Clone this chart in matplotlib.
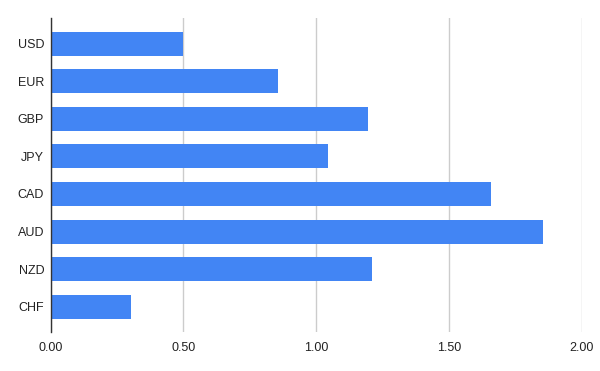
import matplotlib
matplotlib.use("Agg")
import matplotlib.pyplot as plt

currencies = ["USD", "EUR", "GBP", "JPY", "CAD", "AUD", "NZD", "CHF"]
values = [0.50, 0.856, 1.193, 1.043, 1.659, 1.855, 1.208, 0.304]
xticks = [0.0, 0.5, 1.0, 1.5, 2.0]
xticklabels = ["0.00", "0.50", "1.00", "1.50", "2.00"]

plt.rcParams['font.family'] = ['Liberation Sans', 'DejaVu Sans']

fig = plt.figure(figsize=(6, 3.71), dpi=100)
ax = fig.add_axes([50.5/600, 39/371, (582-50.5)/600, (332-18)/371])

pos = list(range(len(currencies)))
ax.barh(pos, values, height=0.64, color="#4285f4", zorder=3)
ax.set_yticks(pos)
ax.set_yticklabels(currencies)
ax.set_ylim(7.67, -0.68)
ax.set_xlim(0, 2.0)
ax.set_xticks(xticks)
ax.set_xticklabels(xticklabels)

ax.grid(axis="x", color="#cccccc", linewidth=1, zorder=0)
for s in ["top", "right", "bottom"]:
    ax.spines[s].set_visible(False)
ax.spines["left"].set_color("#333333")
ax.spines["left"].set_linewidth(1)
ax.spines["left"].set_zorder(4)
ax.tick_params(axis="both", length=0, labelsize=9, colors="#222222")
ax.tick_params(axis="y", pad=4.5)
ax.tick_params(axis="x", pad=7)

fig.savefig("out.png", dpi=100)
————————
▸ GIVEN TASK: Take the listing above and print it exactly, apart from the pictures.

▸ SOLVED EXERCISE:
Clone this chart in matplotlib.
import matplotlib
matplotlib.use("Agg")
import matplotlib.pyplot as plt

currencies = ["USD", "EUR", "GBP", "JPY", "CAD", "AUD", "NZD", "CHF"]
values = [0.50, 0.856, 1.193, 1.043, 1.659, 1.855, 1.208, 0.304]
xticks = [0.0, 0.5, 1.0, 1.5, 2.0]
xticklabels = ["0.00", "0.50", "1.00", "1.50", "2.00"]

plt.rcParams['font.family'] = ['Liberation Sans', 'DejaVu Sans']

fig = plt.figure(figsize=(6, 3.71), dpi=100)
ax = fig.add_axes([50.5/600, 39/371, (582-50.5)/600, (332-18)/371])

pos = list(range(len(currencies)))
ax.barh(pos, values, height=0.64, color="#4285f4", zorder=3)
ax.set_yticks(pos)
ax.set_yticklabels(currencies)
ax.set_ylim(7.67, -0.68)
ax.set_xlim(0, 2.0)
ax.set_xticks(xticks)
ax.set_xticklabels(xticklabels)

ax.grid(axis="x", color="#cccccc", linewidth=1, zorder=0)
for s in ["top", "right", "bottom"]:
    ax.spines[s].set_visible(False)
ax.spines["left"].set_color("#333333")
ax.spines["left"].set_linewidth(1)
ax.spines["left"].set_zorder(4)
ax.tick_params(axis="both", length=0, labelsize=9, colors="#222222")
ax.tick_params(axis="y", pad=4.5)
ax.tick_params(axis="x", pad=7)

fig.savefig("out.png", dpi=100)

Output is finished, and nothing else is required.